Scenario 5: Texas Goes Blue (389-149 for Biden)

This is, as you can tell, the same as Scenario 4 except Texas flips and the GOP loses their minds. This is iffy but possible. Texas has taken to early voting in a huge way this election and their turnout is trending to be up sharply. If undecideds break for Biden in a big way then this is a possible map and one that will cause much beard-stroking and pontificating among pundits for the next four years. Democrats have had their hearts broken about Texas before – the Beto vs. Cruz matchup in 2018 led to much gnashing of teeth – and even a Biden win won’t likely flip the Senate seat, since Sen. John Cornyn seems to have a pretty solid lead by all accounts. Still, Texas has grown appreciably bluer every year since 2016 and it’s not out of the realm of possibility for this to happen. After all, California was a red state until it wasn’t.

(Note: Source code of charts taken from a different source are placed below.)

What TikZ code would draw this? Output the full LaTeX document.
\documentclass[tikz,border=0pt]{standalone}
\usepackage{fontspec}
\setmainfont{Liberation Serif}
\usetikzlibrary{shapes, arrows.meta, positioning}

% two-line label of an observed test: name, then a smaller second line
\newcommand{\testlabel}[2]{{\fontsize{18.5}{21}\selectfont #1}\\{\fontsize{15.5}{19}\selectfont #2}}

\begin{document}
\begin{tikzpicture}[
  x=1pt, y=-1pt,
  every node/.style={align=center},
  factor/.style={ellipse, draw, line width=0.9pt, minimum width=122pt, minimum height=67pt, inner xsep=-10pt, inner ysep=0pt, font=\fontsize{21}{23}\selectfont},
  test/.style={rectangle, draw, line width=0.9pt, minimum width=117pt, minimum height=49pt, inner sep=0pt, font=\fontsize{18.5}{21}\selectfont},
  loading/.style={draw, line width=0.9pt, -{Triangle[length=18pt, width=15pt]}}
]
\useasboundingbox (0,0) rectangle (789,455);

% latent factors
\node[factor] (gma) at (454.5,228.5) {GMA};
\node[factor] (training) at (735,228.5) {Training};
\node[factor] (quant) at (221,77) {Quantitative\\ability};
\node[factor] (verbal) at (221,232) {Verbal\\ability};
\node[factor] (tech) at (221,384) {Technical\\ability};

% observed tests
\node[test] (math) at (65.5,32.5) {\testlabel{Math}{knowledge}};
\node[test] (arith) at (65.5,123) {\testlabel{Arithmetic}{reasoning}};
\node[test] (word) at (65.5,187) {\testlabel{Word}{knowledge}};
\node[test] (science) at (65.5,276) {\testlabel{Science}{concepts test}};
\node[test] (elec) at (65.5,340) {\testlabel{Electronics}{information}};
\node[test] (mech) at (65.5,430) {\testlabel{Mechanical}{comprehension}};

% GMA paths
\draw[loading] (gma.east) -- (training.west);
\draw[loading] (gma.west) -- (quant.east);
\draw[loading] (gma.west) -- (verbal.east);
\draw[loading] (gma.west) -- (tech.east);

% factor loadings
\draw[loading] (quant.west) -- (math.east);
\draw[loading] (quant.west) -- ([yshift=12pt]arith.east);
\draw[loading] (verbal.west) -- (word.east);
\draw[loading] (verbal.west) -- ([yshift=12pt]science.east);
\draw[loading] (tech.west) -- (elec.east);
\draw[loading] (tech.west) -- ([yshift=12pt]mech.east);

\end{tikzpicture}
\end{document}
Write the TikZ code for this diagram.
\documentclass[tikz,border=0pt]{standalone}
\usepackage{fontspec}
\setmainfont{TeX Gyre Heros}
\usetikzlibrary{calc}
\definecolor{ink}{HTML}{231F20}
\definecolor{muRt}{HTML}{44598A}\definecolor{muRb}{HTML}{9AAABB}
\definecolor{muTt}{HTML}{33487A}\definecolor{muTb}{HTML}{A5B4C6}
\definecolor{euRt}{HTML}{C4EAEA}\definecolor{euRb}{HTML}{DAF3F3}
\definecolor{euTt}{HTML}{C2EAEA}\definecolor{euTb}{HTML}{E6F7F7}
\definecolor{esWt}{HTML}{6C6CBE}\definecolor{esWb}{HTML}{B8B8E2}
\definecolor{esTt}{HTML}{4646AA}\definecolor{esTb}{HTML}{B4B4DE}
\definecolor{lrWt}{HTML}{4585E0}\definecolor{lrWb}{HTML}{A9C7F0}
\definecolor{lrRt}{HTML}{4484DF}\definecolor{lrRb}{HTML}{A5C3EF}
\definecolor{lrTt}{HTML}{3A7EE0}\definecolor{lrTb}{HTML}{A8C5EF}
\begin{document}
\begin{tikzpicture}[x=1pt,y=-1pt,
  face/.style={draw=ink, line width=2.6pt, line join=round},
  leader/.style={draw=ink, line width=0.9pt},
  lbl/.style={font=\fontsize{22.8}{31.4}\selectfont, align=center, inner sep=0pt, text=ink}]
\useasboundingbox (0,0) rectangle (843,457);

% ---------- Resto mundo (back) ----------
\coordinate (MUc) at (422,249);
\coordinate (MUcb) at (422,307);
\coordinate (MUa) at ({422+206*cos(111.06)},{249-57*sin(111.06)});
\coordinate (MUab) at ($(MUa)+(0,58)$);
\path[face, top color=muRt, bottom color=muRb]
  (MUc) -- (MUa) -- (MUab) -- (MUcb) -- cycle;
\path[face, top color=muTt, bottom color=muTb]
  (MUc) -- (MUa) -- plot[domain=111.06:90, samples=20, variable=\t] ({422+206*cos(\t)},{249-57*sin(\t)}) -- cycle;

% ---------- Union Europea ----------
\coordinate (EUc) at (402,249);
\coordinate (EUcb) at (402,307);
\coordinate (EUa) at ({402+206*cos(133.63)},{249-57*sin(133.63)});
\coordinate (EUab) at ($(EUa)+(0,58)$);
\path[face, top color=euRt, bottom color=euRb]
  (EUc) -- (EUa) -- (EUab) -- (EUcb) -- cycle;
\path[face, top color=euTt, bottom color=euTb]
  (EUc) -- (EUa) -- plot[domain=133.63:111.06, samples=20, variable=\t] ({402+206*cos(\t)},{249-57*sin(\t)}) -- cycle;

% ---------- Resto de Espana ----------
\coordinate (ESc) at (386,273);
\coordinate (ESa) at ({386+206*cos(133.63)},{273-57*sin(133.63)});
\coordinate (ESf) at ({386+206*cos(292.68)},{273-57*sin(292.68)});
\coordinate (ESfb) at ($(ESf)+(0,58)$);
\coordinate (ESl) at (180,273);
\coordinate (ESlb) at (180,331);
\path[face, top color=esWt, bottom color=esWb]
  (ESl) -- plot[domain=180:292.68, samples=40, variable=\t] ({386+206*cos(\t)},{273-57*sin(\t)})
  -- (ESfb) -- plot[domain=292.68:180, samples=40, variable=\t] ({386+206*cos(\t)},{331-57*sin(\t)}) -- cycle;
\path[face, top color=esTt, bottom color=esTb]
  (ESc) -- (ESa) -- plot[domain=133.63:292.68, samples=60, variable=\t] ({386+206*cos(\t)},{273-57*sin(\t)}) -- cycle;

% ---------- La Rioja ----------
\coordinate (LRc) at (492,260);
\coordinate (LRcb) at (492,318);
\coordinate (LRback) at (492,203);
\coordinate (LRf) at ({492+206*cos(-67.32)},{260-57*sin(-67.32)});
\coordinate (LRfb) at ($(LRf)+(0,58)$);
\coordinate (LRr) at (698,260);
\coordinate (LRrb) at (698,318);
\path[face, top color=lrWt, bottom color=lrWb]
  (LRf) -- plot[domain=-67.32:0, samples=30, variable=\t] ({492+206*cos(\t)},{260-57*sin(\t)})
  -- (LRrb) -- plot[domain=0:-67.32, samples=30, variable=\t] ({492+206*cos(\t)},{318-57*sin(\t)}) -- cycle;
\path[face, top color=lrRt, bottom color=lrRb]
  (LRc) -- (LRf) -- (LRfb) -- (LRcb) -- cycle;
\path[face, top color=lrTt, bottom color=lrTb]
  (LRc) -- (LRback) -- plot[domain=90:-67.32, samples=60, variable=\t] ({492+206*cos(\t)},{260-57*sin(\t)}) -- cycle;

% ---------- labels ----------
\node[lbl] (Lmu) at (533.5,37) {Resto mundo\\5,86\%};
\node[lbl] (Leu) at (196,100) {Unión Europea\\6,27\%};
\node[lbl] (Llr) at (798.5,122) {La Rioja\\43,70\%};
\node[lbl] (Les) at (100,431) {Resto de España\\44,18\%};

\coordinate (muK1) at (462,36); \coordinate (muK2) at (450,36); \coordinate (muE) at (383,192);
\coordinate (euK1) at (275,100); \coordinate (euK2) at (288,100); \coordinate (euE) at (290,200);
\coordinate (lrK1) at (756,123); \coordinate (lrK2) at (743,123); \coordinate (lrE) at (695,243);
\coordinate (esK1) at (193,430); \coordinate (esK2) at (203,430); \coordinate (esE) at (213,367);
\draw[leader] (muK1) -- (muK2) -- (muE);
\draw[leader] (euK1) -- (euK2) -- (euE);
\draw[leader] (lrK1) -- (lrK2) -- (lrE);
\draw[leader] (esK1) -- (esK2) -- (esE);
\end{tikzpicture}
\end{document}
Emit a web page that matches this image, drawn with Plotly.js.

Scenario 6: The Fabled Blue Wave (419-119 for Biden)

It’s a mark of how crazy this year is that this scenario is actually possible. It is, at any rate, more possible than Scenario 1. Everything has to go right, no vote counting shenanigans can occur, and the stars have to be properly aligned. Still, it’s not crazy. I’ve talked about the other states that are flipped here in previous scenarios but this adds some big pickups: Iowa, Ohio, and Montana. I don’t think flipping those three are likely, but in a scenario where we enter into Biden landslide territory (national popular vote lead by more than 10%), they become increasingly more possible. The polls are pretty close in Iowa: Trump looks to be in the lead but that lead is less than 2% on average. Ohio is a little more out of reach; the Trump lead there is comfortably around 3-4% on average and he’ll probably hold it. Montana is a fun one – there hasn’t been a pile of polling there and ostensibly Trump has a lead of around 5%, but it’s a state he carried by 20% in 2016 and it’s a state that’s not so much kneejerk-red as they are conservative, in that they tend over time to vote for who they think will do a better job overall. Alaska is another slowly-transitioning state that has been counted as reliably red for a long time; Trump won it by 15% in 2016 and is only carrying it in the polls by 5-6% this cycle. They’re the closest thing you’ll find to swing states in Trump’s red firewall and while they’re unlikely to be a flip, in crazy Scenario 6 anything’s possible.

Scenario 7: Pure Chaos (269-269, tie goes to the House of Representatives)

The most horrifying of scenarios, where Trump holds Pennsylvania while Biden flips Arizona, Trump holds the other swing states, and Trump wins both Nebraska’s second electoral district and Maine’s second electoral district. It’s entirely possible, and it’s one reason why Washington D.C. businesses have spent the weekend boarding up their storefronts and foreign countries are issuing travel advisories for the United States, citing the potential for post-election civil unrest. That unrest will probably happen regardless, but it’s a stone guarantee that it will happen after this scenario. This is a likely Trump win, by the way: the election goes to the House where the Reps gather by state to vote, and the gerrymandering the GOP has been engaged in for 25 years finally pays off big for them. The Democrats have a majority in the House (a majority set to expand in January) but on a count by state they will likely lose. Aren’t the arcane rules of American democracy fun? They should probably have just worked out a formula whereby there was an odd number of electoral voters so that ties couldn’t happen, but the Founding Fathers were also wasted when they wrote the Constitution, so I suppose you can’t expect too much out of the framework.